Lawsuit challenges changes to auto insurance law

By David Eggert
Associated Press

LANSING (AP) — Crash victims and a brain-injury rehabilitation facility challenged Michigan’s new auto insurance law late last week, contending that pending limits on reimbursement rates for nursing and other care violate their constitutional rights.

The lawsuit, filed in Ingham County Circuit Court, names two insurance companies and seeks a declaration that two provisions of the no-fault law are unconstitutional. Democratic Gov. Gretchen Whitmer signed the Republican-sponsored legislation and a subsequent fix in May and June, in a bid to lower high car premiums by letting drivers forego unlimited medical benefits starting next July.

Other key components will take effect in 2021. The suit disputes the legality of limiting reimbursements for in-home attendant care services provided by families of injured people and setting fee schedules for health providers.

“This new law essentially means government can step in and determine who can come into my home and provide my disabled wife her needed around-the-clock care,” said Dr. Michael Andary.

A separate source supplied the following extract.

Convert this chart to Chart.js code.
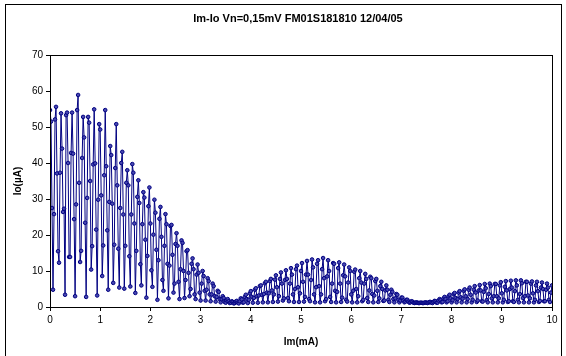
<!DOCTYPE html>
<html>
<head>
<meta charset="utf-8">
<title>Im-Io</title>
<script src="https://cdn.jsdelivr.net/npm/chart.js@4.4.1/dist/chart.umd.min.js"></script>
<style>
  html, body { margin: 0; padding: 0; background: #fff; }
  #wrap { width: 566px; height: 356px; }
</style>
</head>
<body>
<div id="wrap"><canvas id="chart" width="566" height="356"></canvas></div>
<script>
// Im sweep: starts at 0 mA, one reading every 0.02 mA
const imStart = 0;
const imStep = 0.02;

// Io (uA) readings, in chunks of Im
const io0to2 = [
  54.7, 51.5, 27.5, 4.8, 25.8, 52.1, 55.6, 37.1, 15.5, 12.3,
  37.3, 53.8, 44.0, 26.4, 27.3, 3.4, 53.3, 54.0, 40.0, 13.9,
  13.9, 42.8, 54.0, 42.6, 24.4, 3.0, 28.5, 54.7, 58.9, 34.5,
  12.5, 15.6, 41.4, 52.8, 47.1, 23.4, 2.8, 30.3, 52.8, 51.2,
  35.0, 10.4, 16.9, 39.6, 54.9, 39.9, 21.5, 3.2, 29.8, 50.8,
  49.3, 31.0, 8.6, 17.1, 36.6, 54.7, 39.1, 21.3, 4.8, 29.2,
  44.7, 42.2, 28.7, 6.7, 17.3, 38.6, 50.8, 33.8, 16.2, 5.4,
  27.5, 40.0, 43.1, 25.7, 5.1, 17.0, 34.5, 38.0, 33.8, 14.1,
  5.7, 25.7, 39.7, 37.3, 23.2, 3.9, 15.6, 30.6, 35.2, 28.9,
  11.9, 6.0, 23.0, 31.9, 30.4, 18.7, 2.6, 14.2, 28.0, 33.2,
  23.2
];
const io2to4 = [
  10.2, 5.6, 20.1, 29.8, 26.2, 15.9, 2.0, 13.0, 24.5, 27.8,
  19.5, 7.5, 4.5, 17.0, 25.8, 23.0, 12.0, 2.4, 11.5, 22.5,
  22.8, 14.5, 4.0, 6.5, 17.5,
  20.5, 17.0, 7.0, 2.2, 10.5, 18.5, 17.8, 10.0, 2.5, 7.5,
  15.5, 15.8, 9.5, 3.0, 5.0, 12.0, 13.5, 10.5, 3.5, 2.2,
  9.0, 11.8, 9.5, 4.0, 1.8,
  6.5, 10.0, 8.6, 4.5, 1.8, 4.8, 8.0, 7.2, 3.5, 1.6,
  3.5, 6.5, 5.8, 3.0, 1.5, 2.8, 4.5, 4.2, 2.2, 1.3,
  2.2, 3.0, 2.5, 1.4, 1.2,
  1.8, 2.2, 1.6, 1.1, 1.2, 1.6, 1.4, 1.0, 1.1, 1.5,
  1.7, 1.2, 1.0, 1.6, 2.4, 2.1, 1.2, 1.3, 2.8, 3.4,
  2.2, 1.1, 2.0, 3.8, 4.4
];
const io4to6 = [
  2.8, 1.2, 2.5, 4.8, 5.2, 3.0, 1.2, 3.2, 5.8, 6.0,
  3.4, 1.3, 3.6, 6.6, 7.0, 4.0, 1.3, 3.8, 7.2, 7.8,
  4.6, 1.4, 3.5, 7.6, 8.8,
  5.5, 1.5, 3.0, 7.8, 9.6, 6.5, 1.8, 2.4, 7.5, 10.2,
  7.8, 2.5, 1.6, 6.5, 10.8, 9.0, 3.5, 1.4, 5.0, 10.5,
  11.5, 5.5, 1.4, 3.8, 10.0,
  12.2, 7.0, 1.5, 2.8, 9.0, 12.8, 9.0, 2.2, 1.6, 7.5,
  13.2, 11.0, 3.5, 1.3, 5.5, 12.0, 13.0, 5.8, 1.3, 3.5,
  10.5, 13.6, 8.0, 1.6, 2.2,
  8.5, 13.0, 10.0, 2.8, 1.4, 6.5, 12.2, 12.0, 4.5, 1.3,
  4.2, 10.8, 12.4, 6.5, 1.4, 2.6, 8.8, 11.8, 8.5, 2.0,
  1.5, 6.8, 11.0, 10.0, 3.5
];
const io6to8 = [
  1.3, 4.5, 9.8, 10.4, 5.0, 1.3, 3.0, 8.0, 10.0, 6.8,
  1.6, 2.0, 6.5, 9.2, 7.8, 2.5, 1.4, 4.6, 8.4, 8.0,
  3.6, 1.3, 3.2, 7.2, 7.8,
  4.5, 1.4, 2.4, 5.8, 7.0, 5.0, 1.7, 1.8, 4.6, 6.0,
  4.8, 2.0, 1.4, 3.4, 4.8, 4.2, 2.2, 1.3, 2.4, 3.6,
  3.4, 2.0, 1.3, 1.8, 2.6,
  2.6, 1.8, 1.3, 1.5, 2.0, 2.0, 1.5, 1.2, 1.3, 1.6,
  1.5, 1.2, 1.1, 1.2, 1.3, 1.2, 1.1, 1.1, 1.2, 1.2,
  1.1, 1.1, 1.2, 1.3, 1.2,
  1.1, 1.2, 1.4, 1.4, 1.2, 1.1, 1.4, 1.7, 1.6, 1.2,
  1.2, 1.8, 2.2, 1.9, 1.3, 1.4, 2.4, 2.8, 2.2, 1.3,
  1.6, 3.0, 3.4, 2.4, 1.3
];
const io8to10 = [
  1.9, 3.6, 3.9, 2.5, 1.3, 2.2, 4.0, 4.4, 2.7, 1.3,
  2.3, 4.5, 4.9, 3.0, 1.3, 2.2, 4.8, 5.4, 3.4, 1.3,
  2.0, 4.8, 5.8, 4.0, 1.4,
  1.8, 4.6, 6.1, 4.6, 1.6, 1.5, 4.2, 6.4, 5.2, 1.9,
  1.3, 3.6, 6.5, 5.8, 2.4, 1.3, 3.0, 6.4, 6.4, 3.0,
  1.3, 2.4, 6.0, 6.9, 3.8,
  1.3, 2.0, 5.6, 7.2, 4.6, 1.4, 1.6, 5.0, 7.3, 5.4,
  1.6, 1.4, 4.4, 7.4, 6.0, 2.0, 1.3, 3.6, 7.4, 6.6,
  2.5, 1.3, 3.0, 7.0, 7.0,
  3.2, 1.3, 2.4, 6.5, 7.1, 3.8, 1.3, 2.0, 6.0, 7.0,
  4.4, 1.4, 1.7, 5.4, 6.8, 5.0, 1.6, 1.6, 4.8, 6.5,
  5.4, 2.0, 1.4, 4.0, 6.0
];

const ioValues = [...io0to2, ...io2to4, ...io4to6, ...io6to8, ...io8to10];
const xTicks = [0, 1, 2, 3, 4, 5, 6, 7, 8, 9, 10];
const yTicks = [0, 10, 20, 30, 40, 50, 60, 70];

const chartTitle = 'Im-Io Vn=0,15mV FM01S181810 12/04/05';
const xTitle = 'Im(mA)';
const yTitle = 'Io(\u00b5A)';

const points = ioValues.map((v, i) => ({ x: +(imStart + i * imStep).toFixed(2), y: v }));

Chart.defaults.font.family = '"Liberation Sans", Arial, sans-serif';
Chart.defaults.color = '#000';

// frame round the whole chart, title, box round the plot area
const excelFrame = {
    id: 'excelFrame',
    afterDraw(chart) {
        const ctx = chart.ctx;
        const a = chart.chartArea;
        ctx.save();
        ctx.strokeStyle = '#000';
        ctx.lineWidth = 1;
        ctx.strokeRect(5.5, 4.5, 556, 360);
        ctx.strokeRect(Math.round(a.left) + 0.5, Math.round(a.top) + 0.5,
            Math.round(a.right - a.left), Math.round(a.bottom - a.top));
        ctx.font = 'bold 11px "Liberation Sans", Arial, sans-serif';
        ctx.fillStyle = '#000';
        ctx.textAlign = 'center';
        ctx.textBaseline = 'middle';
        ctx.fillText(chartTitle, 298, 19);
        ctx.restore();
    }
};

new Chart(document.getElementById('chart'), {
    type: 'scatter',
    data: {
        datasets: [{
            data: points,
            showLine: true,
            borderColor: '#000080',
            borderWidth: 1,
            pointRadius: 1.8,
            pointBorderWidth: 1,
            pointBorderColor: '#000080',
            pointBackgroundColor: '#4848b0',
            tension: 0
        }]
    },
    options: {
        responsive: false,
        animation: false,
        layout: { padding: { left: 10, right: 14, top: 55, bottom: 4 } },
        plugins: { legend: { display: false }, tooltip: { enabled: false } },
        scales: {
            x: {
                type: 'linear',
                min: 0,
                max: 10,
                afterBuildTicks: s => { s.ticks = xTicks.map(v => ({ value: v })); },
                afterFit: s => { s.height = 45; },
                grid: { drawOnChartArea: false, tickLength: 4, color: '#000' },
                border: { color: '#000' },
                ticks: { font: { size: 10 }, padding: 3, maxRotation: 0 },
                title: { display: true, text: xTitle, font: { size: 10, weight: 'bold' }, padding: { top: 5 } }
            },
            y: {
                min: 0,
                max: 70,
                afterBuildTicks: s => { s.ticks = yTicks.map(v => ({ value: v })); },
                afterFit: s => { s.width = 40; },
                grid: { drawOnChartArea: false, tickLength: 4, color: '#000' },
                border: { color: '#000' },
                ticks: { font: { size: 10 }, padding: 3 },
                title: { display: true, text: yTitle, font: { size: 10, weight: 'bold' }, padding: { top: 2, bottom: 2 } }
            }
        }
    },
    plugins: [excelFrame]
});
</script>
</body>
</html>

He is the guardian of one of the plaintiffs, Ellen Andary of East Lansing. She sustained near-fatal injuries in 2014 when a drunken driver going the wrong way on U.S. 127 nearly Mt. Pleasant hit a vehicle in which she was a passenger.

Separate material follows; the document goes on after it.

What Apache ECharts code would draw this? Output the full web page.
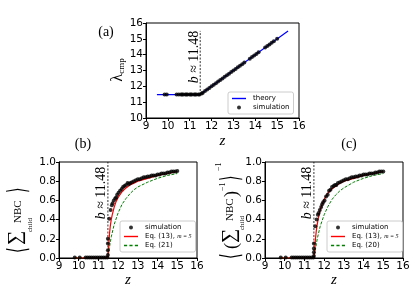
<!DOCTYPE html>
<html>
<head>
<meta charset="utf-8">
<script src="https://cdn.jsdelivr.net/npm/echarts@6/dist/echarts.min.js"></script>
<style>
html,body{margin:0;padding:0;background:#fff;}
#c{width:416px;height:291px;}
</style>
</head>
<body>
<div id="c"></div>
<script>
// ---------- data ----------
const xTicks = [9, 10, 11, 12, 13, 14, 15, 16];
const aYTicks = [10, 11, 12, 13, 14, 15, 16];
const bcYTicks = [0.0, 0.2, 0.4, 0.6, 0.8, 1.0];
const bThreshold = 11.48;

// (a) theory and simulation
const aTheoryZ = [9.5, 11.48, 15.5];
const aTheoryL = [11.48, 11.48, 15.5];
const aSimZ = [9.85, 9.95, 10.4, 10.5, 10.6, 10.65, 10.7, 10.8, 10.85, 10.9, 11.0, 11.05, 11.1, 11.2, 11.25, 11.3, 11.4, 11.45,
  11.55, 11.6, 11.7, 11.8, 11.9, 12.0, 12.1, 12.2, 12.3, 12.4, 12.5, 12.6, 12.7, 12.8, 12.9, 13.0, 13.1, 13.2, 13.3, 13.4, 13.5,
  13.75, 13.85, 13.95, 14.05, 14.15, 14.45, 14.55, 14.65, 14.75, 14.85, 15.0];
const aSimL = [11.48, 11.48, 11.48, 11.48, 11.48, 11.48, 11.48, 11.48, 11.48, 11.48, 11.48, 11.48, 11.48, 11.48, 11.48, 11.48, 11.48, 11.48,
  11.55, 11.6, 11.7, 11.8, 11.9, 12.0, 12.1, 12.2, 12.3, 12.4, 12.5, 12.6, 12.7, 12.8, 12.9, 13.0, 13.1, 13.2, 13.3, 13.4, 13.5,
  13.75, 13.85, 13.95, 14.05, 14.15, 14.45, 14.55, 14.65, 14.75, 14.85, 15.0];

// (b)/(c) simulation
const simZ = [9.8, 10.05, 10.35, 10.45, 10.55, 10.65, 10.75, 10.85, 10.95, 11.05, 11.15, 11.25, 11.35, 11.45,
  11.48, 11.48, 11.48, 11.48,
  11.55, 11.62, 11.68, 11.72, 11.78, 11.85, 11.9, 11.95, 12.02, 12.1, 12.18, 12.25, 12.32, 12.4, 12.48, 12.55, 12.62, 12.7,
  12.8, 12.9, 13.0, 13.1, 13.2, 13.3, 13.4, 13.5, 13.6, 13.7, 13.8, 13.9, 14.0, 14.1, 14.2, 14.3, 14.4, 14.5, 14.6, 14.7, 14.8, 14.9, 15.0];
const bSimV = [0.005, 0.005, 0.005, 0.005, 0.005, 0.005, 0.005, 0.005, 0.005, 0.005, 0.005, 0.005, 0.005, 0.005,
  0.03, 0.08, 0.15, 0.2,
  0.41, 0.5, 0.55, 0.57, 0.6, 0.62, 0.63, 0.66, 0.68, 0.7, 0.72, 0.74, 0.75, 0.76, 0.78, 0.77, 0.78, 0.79,
  0.8, 0.81, 0.82, 0.82, 0.83, 0.84, 0.84, 0.85, 0.85, 0.86, 0.86, 0.86, 0.87, 0.87, 0.88, 0.88, 0.88, 0.89, 0.89, 0.9, 0.9, 0.9, 0.905];
const cSimV = [0.005, 0.005, 0.005, 0.005, 0.005, 0.005, 0.005, 0.005, 0.005, 0.005, 0.005, 0.005, 0.005, 0.005,
  0.02, 0.06, 0.1, 0.15,
  0.33, 0.4, 0.45, 0.47, 0.5, 0.53, 0.56, 0.58, 0.6, 0.64, 0.66, 0.7, 0.71, 0.74, 0.75, 0.76, 0.76, 0.78,
  0.79, 0.8, 0.81, 0.82, 0.82, 0.83, 0.84, 0.84, 0.85, 0.85, 0.86, 0.86, 0.87, 0.87, 0.87, 0.88, 0.88, 0.88, 0.89, 0.89, 0.9, 0.9, 0.9];

// Eq. (13) curves
const eq13Z = [9.8, 11.48, 11.52, 11.56, 11.6, 11.65, 11.7, 11.8, 11.9, 12.0, 12.2, 12.4, 12.6, 12.8, 13.0, 13.5, 14.0, 14.5, 15.0];
const bEq13V = [0, 0, 0.12, 0.25, 0.33, 0.4, 0.45, 0.53, 0.59, 0.63, 0.69, 0.73, 0.76, 0.78, 0.8, 0.83, 0.86, 0.88, 0.9];
const cEq13V = [0, 0, 0.08, 0.2, 0.28, 0.35, 0.41, 0.5, 0.56, 0.61, 0.68, 0.72, 0.75, 0.78, 0.8, 0.83, 0.86, 0.88, 0.9];
// Eq. (21) / Eq. (20) curves
const eqAltZ = [9.8, 11.48, 11.55, 11.65, 11.8, 12.0, 12.2, 12.4, 12.6, 12.8, 13.0, 13.5, 14.0, 14.5, 15.0];
const bEq21V = [0, 0, 0.1, 0.22, 0.35, 0.47, 0.56, 0.62, 0.67, 0.71, 0.74, 0.79, 0.83, 0.86, 0.88];
const cEq20V = [0, 0, 0.08, 0.2, 0.33, 0.45, 0.54, 0.61, 0.66, 0.7, 0.73, 0.79, 0.83, 0.86, 0.88];

const aVLine = [[bThreshold, 11.48], [bThreshold, 15.5]];
const bcVLine = [[bThreshold, 0], [bThreshold, 1]];

// ---------- helpers ----------
const zip = (xs, ys) => xs.map((x, i) => [x, ys[i]]);
const SANS = 'DejaVu Sans';
const SERIF = 'Liberation Serif';
const SOLID_ICON = 'path://M0,0H20V2H0Z';
const DASH_ICON = 'path://M0,0H4.5V2H0Z M7.75,0H12.25V2H7.75Z M15.5,0H20V2H15.5Z';

function xAxis(grid, gap) {
  return {
    type: 'value', gridIndex: grid, min: xTicks[0], max: xTicks[xTicks.length - 1], interval: 1,
    axisLine: {show: true, lineStyle: {color: '#000', width: 1}},
    axisTick: {show: true, length: 3, lineStyle: {color: '#000'}},
    splitLine: {show: false},
    axisLabel: {fontSize: 10.5, fontFamily: SANS, color: '#000', margin: 3},
    name: 'z', nameLocation: 'middle', nameGap: gap,
    nameTextStyle: {fontFamily: SERIF, fontStyle: 'italic', fontSize: 15, color: '#000'}
  };
}
function yAxis(grid, ticks, dec) {
  return {
    type: 'value', gridIndex: grid, min: ticks[0], max: ticks[ticks.length - 1],
    interval: +(ticks[1] - ticks[0]).toFixed(3),
    axisLine: {show: true, lineStyle: {color: '#000', width: 1}},
    axisTick: {show: true, length: 3, lineStyle: {color: '#000'}},
    splitLine: {show: false},
    axisLabel: {fontSize: 10.5, fontFamily: SANS, color: '#000', margin: 3,
      formatter: v => v.toFixed(dec)}
  };
}
const gridStyle = {show: true, borderColor: '#000', borderWidth: 1, backgroundColor: 'transparent'};
const simStyle = {type: 'scatter', symbolSize: 4, itemStyle: {color: '#000'}, z: 5};
const vline = {type: 'line', symbol: 'none', silent: true, lineStyle: {color: '#000', width: 0.8, type: [2, 1.5]}, z: 1};
const redStyle = {type: 'line', symbol: 'none', lineStyle: {color: '#ff0000', width: 1.2}, itemStyle: {color: '#ff0000'}, z: 3};
const greenStyle = {type: 'line', symbol: 'none', lineStyle: {color: '#008000', width: 1, type: [3, 1.5]}, itemStyle: {color: '#008000'}, z: 2};

function legend(left, top, items) {
  return {
    left: left, top: top, orient: 'vertical', data: items,
    itemWidth: 14, itemHeight: 4, itemGap: 2, padding: [3, 4, 3, 4],
    borderColor: '#cccccc', borderWidth: 1, borderRadius: 2, backgroundColor: 'rgba(255,255,255,0.8)',
    textStyle: {fontSize: 7, fontFamily: SANS, color: '#000', padding: [0, 0, 0, 2],
      rich: {m: {fontSize: 6, fontFamily: SERIF, fontStyle: 'italic', color: '#000'}}},
    formatter: n => n === 'Eq. (13), m = 5' ? 'Eq. (13), {m|m = 5}' : n,
    selectedMode: false
  };
}
const simItem = {name: 'simulation', icon: 'circle'};

function txt(x, y, text, size) {
  return {
    type: 'text', x: x, y: y, silent: true,
    style: {text: text, fontSize: size, fontFamily: SERIF, fill: '#000',
      align: 'center', verticalAlign: 'middle', textAlign: 'center', textVerticalAlign: 'middle'}
  };
}
function threshLabel(x, y) {
  return {
    type: 'text', x: x, y: y, rotation: Math.PI / 2, silent: true,
    style: {text: '{i|b} ≈ 11.48', fontSize: 14, fontFamily: SERIF, fill: '#000',
      align: 'center', verticalAlign: 'middle', textAlign: 'center', textVerticalAlign: 'middle',
      rich: {i: {fontSize: 14, fontFamily: SERIF, fontStyle: 'italic', fill: '#000'}}}
  };
}
function part(x, y, text, size, font, sx) {
  return {type: 'text', x: x, y: y, silent: true, scaleX: sx || 1,
    style: {text: text, fontSize: size, fontFamily: font || SERIF, fill: '#000',
      align: 'left', verticalAlign: 'middle', textAlign: 'left', textVerticalAlign: 'middle'}};
}

const option = {
  animation: false,
  backgroundColor: '#fff',
  grid: [
    Object.assign({left: 146, top: 23, width: 153, height: 95}, gridStyle),
    Object.assign({left: 59, top: 162, width: 138, height: 96}, gridStyle),
    Object.assign({left: 265, top: 162, width: 138, height: 96}, gridStyle)
  ],
  xAxis: [xAxis(0, 16), xAxis(1, 13), xAxis(2, 13)],
  yAxis: [yAxis(0, aYTicks, 0), yAxis(1, bcYTicks, 1), yAxis(2, bcYTicks, 1)],
  legend: [
    legend(228, 92, [{name: 'theory', icon: SOLID_ICON}, simItem]),
    legend(120, 221, [simItem, {name: 'Eq. (13), m = 5', icon: SOLID_ICON}, {name: 'Eq. (21)', icon: DASH_ICON}]),
    legend(327, 221, [simItem, {name: 'Eq. (13), m = 5', icon: SOLID_ICON}, {name: 'Eq. (20)', icon: DASH_ICON}])
  ],
  series: [
    Object.assign({}, vline, {xAxisIndex: 0, yAxisIndex: 0, data: aVLine}),
    {type: 'line', name: 'theory', symbol: 'none', xAxisIndex: 0, yAxisIndex: 0, data: zip(aTheoryZ, aTheoryL),
      lineStyle: {color: '#0000ff', width: 1.2}, itemStyle: {color: '#0000ff'}, z: 2},
    Object.assign({}, simStyle, {name: 'simulation', xAxisIndex: 0, yAxisIndex: 0, data: zip(aSimZ, aSimL)}),

    Object.assign({}, vline, {xAxisIndex: 1, yAxisIndex: 1, data: bcVLine}),
    Object.assign({}, greenStyle, {name: 'Eq. (21)', xAxisIndex: 1, yAxisIndex: 1, data: zip(eqAltZ, bEq21V)}),
    Object.assign({}, redStyle, {name: 'Eq. (13), m = 5', xAxisIndex: 1, yAxisIndex: 1, data: zip(eq13Z, bEq13V)}),
    Object.assign({}, simStyle, {name: 'simulation', xAxisIndex: 1, yAxisIndex: 1, data: zip(simZ, bSimV)}),

    Object.assign({}, vline, {xAxisIndex: 2, yAxisIndex: 2, data: bcVLine}),
    Object.assign({}, greenStyle, {name: 'Eq. (20)', xAxisIndex: 2, yAxisIndex: 2, data: zip(eqAltZ, cEq20V)}),
    Object.assign({}, redStyle, {name: 'Eq. (13), m = 5', xAxisIndex: 2, yAxisIndex: 2, data: zip(eq13Z, cEq13V)}),
    Object.assign({}, simStyle, {name: 'simulation', xAxisIndex: 2, yAxisIndex: 2, data: zip(simZ, cSimV)})
  ],
  graphic: [
    txt(106, 32, '(a)', 14),
    txt(83, 144, '(b)', 14),
    txt(349, 144, '(c)', 14),
    threshLabel(194, 57),
    threshLabel(101, 193),
    threshLabel(307, 193),
    // lambda_cmp
    {type: 'text', x: 118, y: 70, rotation: Math.PI / 2, silent: true,
      style: {text: '{l|λ}{s|cmp}', fill: '#000', align: 'center', verticalAlign: 'middle',
        textAlign: 'center', textVerticalAlign: 'middle',
        rich: {l: {fontSize: 16, fontFamily: SERIF, fill: '#000'},
               s: {fontSize: 9, fontFamily: SERIF, fill: '#000', verticalAlign: 'bottom'}}}},
    // <sum_child^NBC>
    {type: 'group', x: 19, y: 253, rotation: Math.PI / 2, silent: true, children: [
      part(0, 0, '⟨', 26, SANS, 0.55),
      part(8, -3, '∑', 20),
      part(21, 11, 'child', 7),
      part(30, -1, 'NBC', 11),
      part(60, 0, '⟩', 26, SANS, 0.55)
    ]},
    // <(sum_child^NBC)^-1>^-1
    {type: 'group', x: 232, y: 259, rotation: Math.PI / 2, silent: true, children: [
      part(0, 0, '⟨', 26, SANS, 0.55),
      part(10, 0, '(', 18),
      part(16, -2, '∑', 20),
      part(29, 10, 'child', 7),
      part(38, -2, 'NBC', 11),
      part(62, 0, ')', 18),
      part(68, -9, '−1', 8),
      part(78, 0, '⟩', 26, SANS, 0.55),
      part(88, -13, '−1', 8)
    ]}
  ]
};

const chart = echarts.init(document.getElementById('c'), null, {renderer: 'canvas'});
chart.setOption(option);
</script>
</body>
</html>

The suit says she receives 36 hours of in-home attendant care a day — 24 of unskilled care and 12 of skilled care.

The law will cap reimbursement to families at 56 hours a week, or eight per day — which the complaint says will retroactively interfere with the vested contractual rights included in the insurance policy of Andary and another plaintiff, Philip Krueger.

He sustained a traumatic brain injury and other injuries in a 1990 accident and is a residential patient at the Ann Arbor-based Eisenhower Center, which also joined the suit.

The 156-patient facility says it is at risk of going out of business due to the law, which includes fee schedules to restrict what car insurers must pay for care, recovery and rehabilitation.

Beginning in July 2021, the rehab center will be reimbursed at 55 percent of what it charged this past January, a rate that will drop to 52.5 percent by mid-2023.

“The Michigan Legislature’s passing of this new, rushed law is a stain on the legal and moral conscience of this great state,” said George Sinas, the lawyer for those suing and general counsel for the Coalition Protecting Auto No-Fault, which opposes the revised law.

Thousands of people, including those catastrophically injured in crashes and some Democratic lawmakers, rallied against the law outside the Capitol last week.

Unlike several other no-fault states, hospitals, doctors and rehab facilities treating crash victims have effectively been able to charge auto insurers far more than they do for patients covered by private or government health plans.

Supporters of the new law have said the lack of fee schedules and Michigan’s one-of-a-kind mandate for unlimited medical coverage are big reasons why premiums are so much higher in the state.

A spokesman for one defendant, Howell-based Citizens Insurance Company of America, declined to comment. A message seeking comment was left with the other defendant, San Antonio-based USAA Casualty Insurance Co.

The Insurance Alliance of Michigan, an industry group that has welcomed the law while saying the “overcharging” of accident victims should stop sooner than 2021, said it was reviewing the suit.
Legal challenges to other parts of the law could be filed later.

Starting in July, motorists will be able to pick among levels of personal injury protection — which on average accounts for half of premiums.

Insurers will be required, for eight years, to reduce — on average — the PIP portion of policies by between 10 percent and 45 percent depending on the option a driver chooses.

They will be prohibited from using nondriving factors such as homeownership, educational level, occupation, ZIP code or credit scores in setting rates — though critics have said other avenues for potential discriminatory prices remain intact.